Only the lines from the one containing "Emit a Python" down to the one containing "cbar_ticks = [-2, -1, 0, 1, 2]" should be printed, exactly as they stand, ends included.

■ Figure scripts:

— Begin —

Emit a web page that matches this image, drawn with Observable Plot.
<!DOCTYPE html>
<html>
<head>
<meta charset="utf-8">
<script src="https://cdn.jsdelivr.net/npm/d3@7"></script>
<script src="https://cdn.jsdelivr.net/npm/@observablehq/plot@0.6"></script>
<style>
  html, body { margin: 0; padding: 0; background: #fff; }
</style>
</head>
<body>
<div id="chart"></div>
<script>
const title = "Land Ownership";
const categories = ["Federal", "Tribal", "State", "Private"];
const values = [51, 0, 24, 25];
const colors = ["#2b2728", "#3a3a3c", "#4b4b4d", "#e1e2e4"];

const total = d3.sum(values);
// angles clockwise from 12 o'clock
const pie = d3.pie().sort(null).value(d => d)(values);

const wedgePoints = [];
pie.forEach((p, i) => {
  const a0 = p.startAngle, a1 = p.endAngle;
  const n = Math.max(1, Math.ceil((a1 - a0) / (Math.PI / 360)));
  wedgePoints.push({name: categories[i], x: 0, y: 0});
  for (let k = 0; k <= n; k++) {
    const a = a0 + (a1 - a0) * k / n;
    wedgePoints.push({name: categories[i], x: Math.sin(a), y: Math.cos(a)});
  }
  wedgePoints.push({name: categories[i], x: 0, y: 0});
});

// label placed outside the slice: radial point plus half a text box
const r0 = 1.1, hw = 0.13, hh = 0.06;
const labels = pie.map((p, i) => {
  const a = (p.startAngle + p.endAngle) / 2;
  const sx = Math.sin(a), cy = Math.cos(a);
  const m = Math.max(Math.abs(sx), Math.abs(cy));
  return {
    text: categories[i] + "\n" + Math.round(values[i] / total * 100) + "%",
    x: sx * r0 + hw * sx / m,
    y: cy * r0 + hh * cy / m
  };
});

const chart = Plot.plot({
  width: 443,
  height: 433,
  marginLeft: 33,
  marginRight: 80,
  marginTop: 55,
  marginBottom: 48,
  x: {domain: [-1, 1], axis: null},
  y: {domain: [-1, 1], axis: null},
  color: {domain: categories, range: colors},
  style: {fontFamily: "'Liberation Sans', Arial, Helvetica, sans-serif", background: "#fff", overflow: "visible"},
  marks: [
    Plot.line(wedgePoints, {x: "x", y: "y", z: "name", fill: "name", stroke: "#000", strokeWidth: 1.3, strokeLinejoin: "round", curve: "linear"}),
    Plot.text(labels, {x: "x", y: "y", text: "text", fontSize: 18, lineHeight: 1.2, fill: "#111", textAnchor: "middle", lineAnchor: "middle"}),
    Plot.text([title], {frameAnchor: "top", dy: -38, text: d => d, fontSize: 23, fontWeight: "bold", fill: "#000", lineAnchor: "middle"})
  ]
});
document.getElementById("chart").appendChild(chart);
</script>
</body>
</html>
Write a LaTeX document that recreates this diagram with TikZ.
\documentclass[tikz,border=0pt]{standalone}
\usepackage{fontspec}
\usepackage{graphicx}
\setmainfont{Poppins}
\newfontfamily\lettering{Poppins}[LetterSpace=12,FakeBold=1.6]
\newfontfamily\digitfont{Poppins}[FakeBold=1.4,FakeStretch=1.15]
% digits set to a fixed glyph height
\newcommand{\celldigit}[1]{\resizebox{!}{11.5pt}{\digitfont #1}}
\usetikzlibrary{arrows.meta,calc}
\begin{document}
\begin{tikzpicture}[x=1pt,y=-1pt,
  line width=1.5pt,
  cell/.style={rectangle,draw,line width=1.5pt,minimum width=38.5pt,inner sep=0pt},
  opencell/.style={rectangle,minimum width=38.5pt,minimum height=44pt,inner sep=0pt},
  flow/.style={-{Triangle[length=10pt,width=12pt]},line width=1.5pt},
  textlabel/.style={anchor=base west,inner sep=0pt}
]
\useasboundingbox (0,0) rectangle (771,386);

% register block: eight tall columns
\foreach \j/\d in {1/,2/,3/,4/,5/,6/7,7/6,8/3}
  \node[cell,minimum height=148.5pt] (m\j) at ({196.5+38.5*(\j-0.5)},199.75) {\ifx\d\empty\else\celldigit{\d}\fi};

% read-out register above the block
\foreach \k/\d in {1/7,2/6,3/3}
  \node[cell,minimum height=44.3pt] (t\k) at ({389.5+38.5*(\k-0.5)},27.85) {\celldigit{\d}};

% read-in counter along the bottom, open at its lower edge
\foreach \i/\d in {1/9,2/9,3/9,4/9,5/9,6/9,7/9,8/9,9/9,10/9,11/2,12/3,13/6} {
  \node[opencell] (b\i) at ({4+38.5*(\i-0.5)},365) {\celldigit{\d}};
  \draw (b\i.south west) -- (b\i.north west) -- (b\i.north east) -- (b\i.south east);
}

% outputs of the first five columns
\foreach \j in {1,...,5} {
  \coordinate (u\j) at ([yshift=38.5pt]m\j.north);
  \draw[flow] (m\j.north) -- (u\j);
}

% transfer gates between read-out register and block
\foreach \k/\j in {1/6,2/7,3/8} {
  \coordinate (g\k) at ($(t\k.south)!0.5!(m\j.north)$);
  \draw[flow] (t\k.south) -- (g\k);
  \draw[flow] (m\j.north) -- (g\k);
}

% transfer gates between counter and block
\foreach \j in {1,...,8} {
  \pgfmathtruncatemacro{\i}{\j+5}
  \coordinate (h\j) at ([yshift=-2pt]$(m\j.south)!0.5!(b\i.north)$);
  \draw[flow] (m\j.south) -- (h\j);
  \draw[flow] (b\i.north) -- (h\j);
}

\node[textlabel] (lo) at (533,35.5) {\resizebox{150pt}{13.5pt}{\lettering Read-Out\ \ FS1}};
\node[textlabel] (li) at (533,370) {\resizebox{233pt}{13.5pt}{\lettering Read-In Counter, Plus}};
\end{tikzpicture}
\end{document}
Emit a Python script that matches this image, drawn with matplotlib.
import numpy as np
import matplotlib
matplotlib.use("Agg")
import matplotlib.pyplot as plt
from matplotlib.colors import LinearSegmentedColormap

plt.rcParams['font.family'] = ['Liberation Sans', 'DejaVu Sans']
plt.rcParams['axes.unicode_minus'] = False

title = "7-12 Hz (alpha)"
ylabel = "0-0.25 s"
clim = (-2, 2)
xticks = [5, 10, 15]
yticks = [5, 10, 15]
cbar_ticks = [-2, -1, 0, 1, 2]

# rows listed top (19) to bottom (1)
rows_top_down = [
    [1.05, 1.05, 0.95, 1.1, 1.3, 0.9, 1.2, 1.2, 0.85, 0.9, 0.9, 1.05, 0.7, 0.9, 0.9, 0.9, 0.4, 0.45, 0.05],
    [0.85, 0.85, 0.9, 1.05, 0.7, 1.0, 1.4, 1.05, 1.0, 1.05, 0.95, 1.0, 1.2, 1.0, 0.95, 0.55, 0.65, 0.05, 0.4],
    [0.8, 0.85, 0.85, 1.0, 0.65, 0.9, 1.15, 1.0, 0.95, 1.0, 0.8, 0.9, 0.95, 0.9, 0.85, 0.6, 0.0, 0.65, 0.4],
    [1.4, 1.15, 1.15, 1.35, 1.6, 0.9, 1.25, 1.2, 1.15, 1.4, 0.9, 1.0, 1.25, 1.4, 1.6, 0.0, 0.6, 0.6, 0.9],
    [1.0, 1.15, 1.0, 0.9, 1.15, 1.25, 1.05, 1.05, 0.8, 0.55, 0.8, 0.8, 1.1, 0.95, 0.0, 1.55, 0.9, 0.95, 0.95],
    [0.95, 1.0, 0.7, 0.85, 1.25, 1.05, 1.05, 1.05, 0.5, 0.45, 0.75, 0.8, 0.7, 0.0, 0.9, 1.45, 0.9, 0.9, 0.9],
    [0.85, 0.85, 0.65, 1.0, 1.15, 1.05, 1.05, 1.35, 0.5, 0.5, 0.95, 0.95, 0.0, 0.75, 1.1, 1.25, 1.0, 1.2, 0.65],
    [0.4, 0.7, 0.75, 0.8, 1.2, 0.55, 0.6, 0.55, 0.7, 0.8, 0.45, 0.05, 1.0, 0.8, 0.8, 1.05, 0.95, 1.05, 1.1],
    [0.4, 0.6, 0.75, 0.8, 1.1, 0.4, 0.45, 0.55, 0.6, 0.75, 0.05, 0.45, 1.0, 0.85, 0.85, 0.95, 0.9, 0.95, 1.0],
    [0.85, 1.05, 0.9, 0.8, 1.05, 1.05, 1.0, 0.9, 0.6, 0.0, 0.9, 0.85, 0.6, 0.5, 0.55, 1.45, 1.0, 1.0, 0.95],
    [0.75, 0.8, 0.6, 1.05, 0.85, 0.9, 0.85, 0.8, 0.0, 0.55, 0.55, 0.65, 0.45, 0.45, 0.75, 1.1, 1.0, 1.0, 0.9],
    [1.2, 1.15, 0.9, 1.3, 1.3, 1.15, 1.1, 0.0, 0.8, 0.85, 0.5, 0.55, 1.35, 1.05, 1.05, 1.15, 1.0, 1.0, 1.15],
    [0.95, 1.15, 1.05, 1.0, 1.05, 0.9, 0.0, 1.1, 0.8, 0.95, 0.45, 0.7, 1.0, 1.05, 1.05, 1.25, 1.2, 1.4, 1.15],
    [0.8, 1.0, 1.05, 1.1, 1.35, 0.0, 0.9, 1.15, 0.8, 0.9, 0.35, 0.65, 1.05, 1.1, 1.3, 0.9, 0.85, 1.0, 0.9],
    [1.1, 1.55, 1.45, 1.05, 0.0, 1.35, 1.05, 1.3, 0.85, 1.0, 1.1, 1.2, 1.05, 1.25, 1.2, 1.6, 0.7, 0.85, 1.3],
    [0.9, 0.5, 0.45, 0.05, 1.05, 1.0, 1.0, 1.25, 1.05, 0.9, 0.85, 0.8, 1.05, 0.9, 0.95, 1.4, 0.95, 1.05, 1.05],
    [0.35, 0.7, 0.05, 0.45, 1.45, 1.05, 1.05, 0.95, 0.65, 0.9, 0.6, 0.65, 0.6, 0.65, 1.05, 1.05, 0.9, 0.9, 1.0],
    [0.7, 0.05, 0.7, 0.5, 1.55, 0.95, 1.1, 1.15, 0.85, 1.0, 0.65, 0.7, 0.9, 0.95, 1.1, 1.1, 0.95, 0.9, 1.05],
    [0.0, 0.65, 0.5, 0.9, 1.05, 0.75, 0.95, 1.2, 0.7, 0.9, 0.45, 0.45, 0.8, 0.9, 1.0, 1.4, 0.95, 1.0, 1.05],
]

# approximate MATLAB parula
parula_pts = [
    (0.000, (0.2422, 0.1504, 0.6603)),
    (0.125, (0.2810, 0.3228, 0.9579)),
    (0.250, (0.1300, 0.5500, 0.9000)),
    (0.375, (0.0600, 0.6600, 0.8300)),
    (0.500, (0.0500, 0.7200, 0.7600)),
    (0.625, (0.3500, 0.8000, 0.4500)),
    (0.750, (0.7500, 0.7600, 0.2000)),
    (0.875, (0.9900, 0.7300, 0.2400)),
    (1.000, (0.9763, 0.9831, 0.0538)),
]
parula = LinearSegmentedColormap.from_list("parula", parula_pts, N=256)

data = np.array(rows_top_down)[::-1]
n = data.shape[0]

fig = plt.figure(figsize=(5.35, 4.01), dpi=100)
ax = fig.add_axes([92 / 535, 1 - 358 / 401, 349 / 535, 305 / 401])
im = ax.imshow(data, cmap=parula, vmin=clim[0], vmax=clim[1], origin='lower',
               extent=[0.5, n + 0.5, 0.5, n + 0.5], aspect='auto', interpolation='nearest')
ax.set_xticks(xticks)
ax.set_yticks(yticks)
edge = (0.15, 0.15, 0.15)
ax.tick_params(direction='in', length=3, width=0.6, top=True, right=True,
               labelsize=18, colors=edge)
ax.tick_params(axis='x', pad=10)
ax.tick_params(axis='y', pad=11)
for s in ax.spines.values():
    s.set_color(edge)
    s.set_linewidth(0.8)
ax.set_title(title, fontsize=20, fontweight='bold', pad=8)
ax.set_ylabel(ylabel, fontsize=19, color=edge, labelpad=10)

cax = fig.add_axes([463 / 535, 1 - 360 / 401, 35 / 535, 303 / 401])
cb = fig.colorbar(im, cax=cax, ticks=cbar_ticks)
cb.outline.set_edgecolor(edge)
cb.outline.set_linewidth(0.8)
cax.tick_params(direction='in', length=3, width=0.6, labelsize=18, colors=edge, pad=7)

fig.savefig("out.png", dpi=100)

— End —

■ Full response:
Emit a Python script that matches this image, drawn with matplotlib.
import numpy as np
import matplotlib
matplotlib.use("Agg")
import matplotlib.pyplot as plt
from matplotlib.colors import LinearSegmentedColormap

plt.rcParams['font.family'] = ['Liberation Sans', 'DejaVu Sans']
plt.rcParams['axes.unicode_minus'] = False

title = "7-12 Hz (alpha)"
ylabel = "0-0.25 s"
clim = (-2, 2)
xticks = [5, 10, 15]
yticks = [5, 10, 15]
cbar_ticks = [-2, -1, 0, 1, 2]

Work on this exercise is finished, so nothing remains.